__STATED EXERCISE__: Repeat the span of the entries below that starts at the line with "Give me the" and ends at the line with "1], [0, 0], [0, 0]];", nothing more. Skip the pictures.

__Source code of charts__:
----------
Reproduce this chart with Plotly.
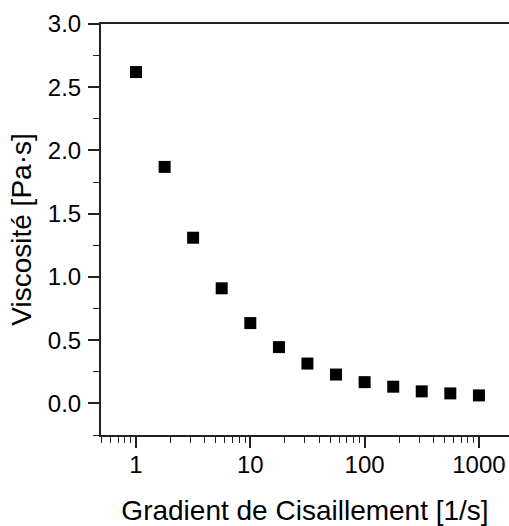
import plotly.graph_objects as go

# shear rate [1/s] and viscosity [Pa.s]
shear_rate = [1, 1.78, 3.16, 5.62, 10, 17.8, 31.6, 56.2, 100, 178, 316, 562, 1000]
viscosity = [2.62, 1.87, 1.31, 0.91, 0.635, 0.445, 0.315, 0.228, 0.168, 0.132, 0.095, 0.079, 0.063]

x_ticks = [1, 10, 100, 1000]
x_ticklabels = ["1", "10", "100", "1000"]
y_ticks = [0.0, 0.5, 1.0, 1.5, 2.0, 2.5, 3.0]

FONT = "Liberation Sans, Arial, sans-serif"

fig = go.Figure()
fig.add_trace(go.Scatter(
    x=shear_rate, y=viscosity, mode="markers",
    marker=dict(symbol="square", size=12, color="black", line=dict(width=0)),
    showlegend=False, cliponaxis=False,
))

fig.update_layout(
    width=509, height=526,
    margin=dict(l=101, r=0, t=24, b=91),
    paper_bgcolor="white", plot_bgcolor="white",
    font=dict(family=FONT, color="black"),
)

fig.update_xaxes(
    type="log", range=[-0.306, 3.263], automargin=False,
    tickvals=x_ticks, ticktext=x_ticklabels,
    ticks="outside", ticklen=11, tickwidth=1.5, tickcolor="#222",
    minor=dict(ticks="outside", ticklen=6, tickwidth=1.2, tickcolor="#222", dtick="D1"),
    showline=True, linecolor="#222", linewidth=2, mirror=True,
    showgrid=False, zeroline=False,
    tickfont=dict(size=24, family=FONT), ticklabelstandoff=-4,
    title=dict(text="Gradient de Cisaillement [1/s]", font=dict(size=28, family=FONT), standoff=25),
)

fig.update_yaxes(
    range=[-0.25, 3.0], automargin=False,
    tickvals=y_ticks, tickformat=".1f",
    ticks="outside", ticklen=11, tickwidth=1.5, tickcolor="#222",
    minor=dict(ticks="outside", ticklen=6, tickwidth=1.2, tickcolor="#222", dtick=0.25),
    showline=True, linecolor="#222", linewidth=2, mirror=False,
    showgrid=False, zeroline=False,
    tickfont=dict(size=24, family=FONT), ticklabelstandoff=2,
    title=dict(text="Viscosité [Pa·s]", font=dict(size=28, family=FONT), standoff=8),
)

# drop the default page margin so the figure sits at the window's corner
fig.write_html(
    "out.html",
    config={"displayModeBar": False},
    post_script="document.body.style.margin='0';document.body.style.overflow='hidden';",
)
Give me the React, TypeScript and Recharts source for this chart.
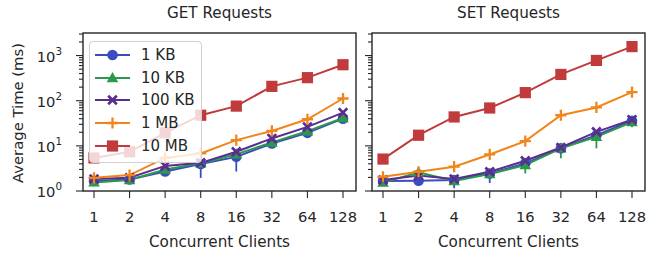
import React from "react";
import { ErrorBar, Line, LineChart, XAxis, YAxis } from "recharts";

const FONT = "'DejaVu Sans', sans-serif";
const INK = "#262626";

// categories
const clients = ["1", "2", "4", "8", "16", "32", "64", "128"];

// GET panel (ms)
const get1KB = [1.66, 1.8, 2.7, 3.95, 5.7, 11.3, 19.4, 40];
const get10KB = [1.55, 1.75, 3.0, 4.1, 6.5, 11.9, 21, 41.5];
const get100KB = [1.84, 1.96, 3.6, 4.2, 7.4, 14.6, 26.3, 54.6];
const get1MB = [1.96, 2.25, 5.4, 6.8, 13.4, 21.4, 38.8, 112];
const get10MB = [5.4, 7.4, 19.4, 47.7, 76, 208, 324, 627];
// [below, above]
const get1KBErr = [[0, 0], [0, 0], [0, 0], [2.0, 1.0], [3.0, 2.5], [0, 0], [3, 2], [0, 0]];
const get10KBErr = [[0, 0], [0, 0], [0, 0], [0, 0], [0, 0], [3, 1], [0, 0], [0, 0]];

// SET panel (ms)
const set1KB = [1.66, 1.69, 1.75, 2.45, 4.1, 8.8, 17.2, 36];
const set10KB = [1.53, 2.6, 1.66, 2.37, 3.75, 8.8, 15.8, 33.8];
const set100KB = [1.75, 2.2, 1.84, 2.67, 4.67, 9.2, 20.4, 38];
const set1MB = [2.07, 2.67, 3.45, 6.45, 12.7, 47.6, 71, 155];
const set10MB = [5.1, 17.2, 43.7, 69, 151, 382, 780, 1580];
const set1KBErr = [[0, 0], [0, 0], [0.6, 0.2], [0.95, 0.3], [0, 0], [0, 0], [0, 0], [0, 0]];
const set10KBErr = [[0, 0], [0, 0], [0, 0], [0, 0], [1.3, 0.8], [3.5, 2], [7, 3], [8, 4]];

// log axis ticks
const yMajorTicks = [1, 10, 100, 1000];
const yExponents = ["0", "1", "2", "3"];
const yMinorTicks = [
  2, 3, 4, 5, 6, 7, 8, 9, 20, 30, 40, 50, 60, 70, 80, 90,
  200, 300, 400, 500, 600, 700, 800, 900, 2000, 3000,
];

const series = [
  { key: "kb1", name: "1 KB", color: "#3b4cc0", shape: "circle" },
  { key: "kb10", name: "10 KB", color: "#2a9a4a", shape: "triangle" },
  { key: "kb100", name: "100 KB", color: "#5b2d8e", shape: "x" },
  { key: "mb1", name: "1 MB", color: "#f2851a", shape: "plus" },
  { key: "mb10", name: "10 MB", color: "#c13a3c", shape: "square" },
];

const getRows = clients.map((c, i) => ({
  clients: c,
  kb1: get1KB[i],
  kb10: get10KB[i],
  kb100: get100KB[i],
  mb1: get1MB[i],
  mb10: get10MB[i],
  kb1Err: get1KBErr[i],
  kb10Err: get10KBErr[i],
}));

const setRows = clients.map((c, i) => ({
  clients: c,
  kb1: set1KB[i],
  kb10: set10KB[i],
  kb100: set100KB[i],
  mb1: set1MB[i],
  mb10: set10MB[i],
  kb1Err: set1KBErr[i],
  kb10Err: set10KBErr[i],
}));

function Marker({ shape, cx, cy, color }: { shape: string; cx: number; cy: number; color: string }) {
  if (cx == null || cy == null || isNaN(cx) || isNaN(cy)) return null;
  switch (shape) {
    case "circle":
      return <circle cx={cx} cy={cy} r={5.3} fill={color} />;
    case "triangle":
      return (
        <polygon
          points={`${cx},${cy - 6} ${cx - 5.8},${cy + 4.2} ${cx + 5.8},${cy + 4.2}`}
          fill={color}
        />
      );
    case "x":
      return (
        <path
          d={`M${cx - 4.3} ${cy - 4.3}L${cx + 4.3} ${cy + 4.3}M${cx - 4.3} ${cy + 4.3}L${cx + 4.3} ${cy - 4.3}`}
          stroke={color}
          strokeWidth={2.7}
          fill="none"
        />
      );
    case "plus":
      return (
        <path
          d={`M${cx - 5.6} ${cy}L${cx + 5.6} ${cy}M${cx} ${cy - 5.6}L${cx} ${cy + 5.6}`}
          stroke={color}
          strokeWidth={2.3}
          fill="none"
        />
      );
    default:
      return <rect x={cx - 5.6} y={cy - 5.6} width={11.2} height={11.2} fill={color} />;
  }
}

function YTick(props: any) {
  const { x, y, payload, showLabels } = props;
  const idx = yMajorTicks.indexOf(payload.value);
  const major = idx >= 0;
  return (
    <g>
      <line x1={x - (major ? 7 : 4)} x2={x} y1={y} y2={y} stroke={INK} strokeWidth={1.1} />
      {major && showLabels && (
        <text x={x - 21} y={y + 6} textAnchor="end" fill={INK} fontSize={14.7} fontFamily={FONT}>
          10
          <tspan dy={-7} fontSize={10.3}>
            {yExponents[idx]}
          </tspan>
        </text>
      )}
    </g>
  );
}

function XTick(props: any) {
  const { x, y, payload } = props;
  return (
    <g>
      <line x1={x} x2={x} y1={y} y2={y + 7} stroke={INK} strokeWidth={1.1} />
      <text x={x} y={y + 31} textAnchor="middle" fill={INK} fontSize={14.7} fontFamily={FONT}>
        {payload.value}
      </text>
    </g>
  );
}

function Panel({ rows, showLabels, width, yWidth }: { rows: any[]; showLabels: boolean; width: number; yWidth: number }) {
  return (
    <LineChart
      width={width}
      height={256}
      data={rows}
      margin={{ top: 33, right: width - yWidth - 273, bottom: 35, left: 0 }}
    >
      <XAxis
        dataKey="clients"
        height={30}
        padding={{ left: 11, right: 13 }}
        axisLine={false}
        tickLine={false}
        tickSize={0}
        tickMargin={0}
        interval={0}
        tick={<XTick />}
      />
      <YAxis
        scale="log"
        domain={[1, 3162]}
        allowDataOverflow
        width={yWidth}
        ticks={[...yMajorTicks, ...yMinorTicks]}
        interval={0}
        axisLine={false}
        tickLine={false}
        tickSize={0}
        tickMargin={0}
        tick={<YTick showLabels={showLabels} />}
      />
      {series.map((s) => (
        <Line
          key={s.key}
          dataKey={s.key}
          name={s.name}
          stroke={s.color}
          strokeWidth={2}
          isAnimationActive={false}
          dot={(p: any) => (
            <Marker key={`${s.key}-${p.index}`} shape={s.shape} cx={p.cx} cy={p.cy} color={s.color} />
          )}
          activeDot={false}
        >
          {(s.key === "kb1" || s.key === "kb10") && (
            <ErrorBar
              dataKey={`${s.key}Err`}
              direction="y"
              width={0}
              stroke={s.color}
              strokeWidth={1.8}
              isAnimationActive={false}
            />
          )}
        </Line>
      ))}
    </LineChart>
  );
}

function Legend() {
  return (
    <div
      style={{
        position: "absolute",
        left: 89,
        top: 41,
        width: 111,
        height: 120,
        background: "rgba(255,255,255,0.8)",
        border: "1.3px solid #d0d0d0",
        borderRadius: 4,
        fontFamily: FONT,
        fontSize: 15,
        color: INK,
      }}
    >
      {series.map((s, i) => (
        <div
          key={s.key}
          style={{ position: "absolute", left: 0, top: 13 + i * 22.7 - 11, height: 22, display: "flex", alignItems: "center" }}
        >
          <svg width={46} height={22} style={{ display: "block" }}>
            <line x1={5} x2={40} y1={11} y2={11} stroke={s.color} strokeWidth={2} />
            <Marker shape={s.shape} cx={22.5} cy={11} color={s.color} />
          </svg>
          <span style={{ marginLeft: 5, whiteSpace: "nowrap" }}>{s.name}</span>
        </div>
      ))}
    </div>
  );
}

export default function App() {
  return (
    <div style={{ position: "absolute", left: 0, top: 0, width: 647, height: 256, background: "#fff" }}>
      <div style={{ position: "absolute", left: 0, top: 0 }}>
        <Panel rows={getRows} showLabels width={360} yWidth={83} />
      </div>
      <div style={{ position: "absolute", left: 360, top: 0 }}>
        <Panel rows={setRows} showLabels={false} width={287} yWidth={12} />
      </div>
      <Legend />
      <svg
        width={647}
        height={256}
        style={{ position: "absolute", left: 0, top: 0, pointerEvents: "none" }}
        fontFamily={FONT}
        fill={INK}
      >
        <rect x={83} y={33} width={273} height={158} fill="none" stroke={INK} strokeWidth={1.4} />
        <rect x={372} y={33} width={273} height={158} fill="none" stroke={INK} strokeWidth={1.4} />
        <text x={219.5} y={17.6} textAnchor="middle" fontSize={15.2}>GET Requests</text>
        <text x={508.5} y={17.6} textAnchor="middle" fontSize={15.2}>SET Requests</text>
        <text x={219.5} y={247} textAnchor="middle" fontSize={15.2}>Concurrent Clients</text>
        <text x={508.5} y={247} textAnchor="middle" fontSize={15.2}>Concurrent Clients</text>
        <text
          x={0}
          y={0}
          transform="translate(22.5 113) rotate(-90)"
          textAnchor="middle"
          fontSize={14.8}
        >
          Average Time (ms)
        </text>
      </svg>
    </div>
  );
}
----------
__WRITTEN RESPONSE__:
Give me the React, TypeScript and Recharts source for this chart.
import React from "react";
import { ErrorBar, Line, LineChart, XAxis, YAxis } from "recharts";

const FONT = "'DejaVu Sans', sans-serif";
const INK = "#262626";

// categories
const clients = ["1", "2", "4", "8", "16", "32", "64", "128"];

// GET panel (ms)
const get1KB = [1.66, 1.8, 2.7, 3.95, 5.7, 11.3, 19.4, 40];
const get10KB = [1.55, 1.75, 3.0, 4.1, 6.5, 11.9, 21, 41.5];
const get100KB = [1.84, 1.96, 3.6, 4.2, 7.4, 14.6, 26.3, 54.6];
const get1MB = [1.96, 2.25, 5.4, 6.8, 13.4, 21.4, 38.8, 112];
const get10MB = [5.4, 7.4, 19.4, 47.7, 76, 208, 324, 627];
// [below, above]
const get1KBErr = [[0, 0], [0, 0], [0, 0], [2.0, 1.0], [3.0, 2.5], [0, 0], [3, 2], [0, 0]];
const get10KBErr = [[0, 0], [0, 0], [0, 0], [0, 0], [0, 0], [3, 1], [0, 0], [0, 0]];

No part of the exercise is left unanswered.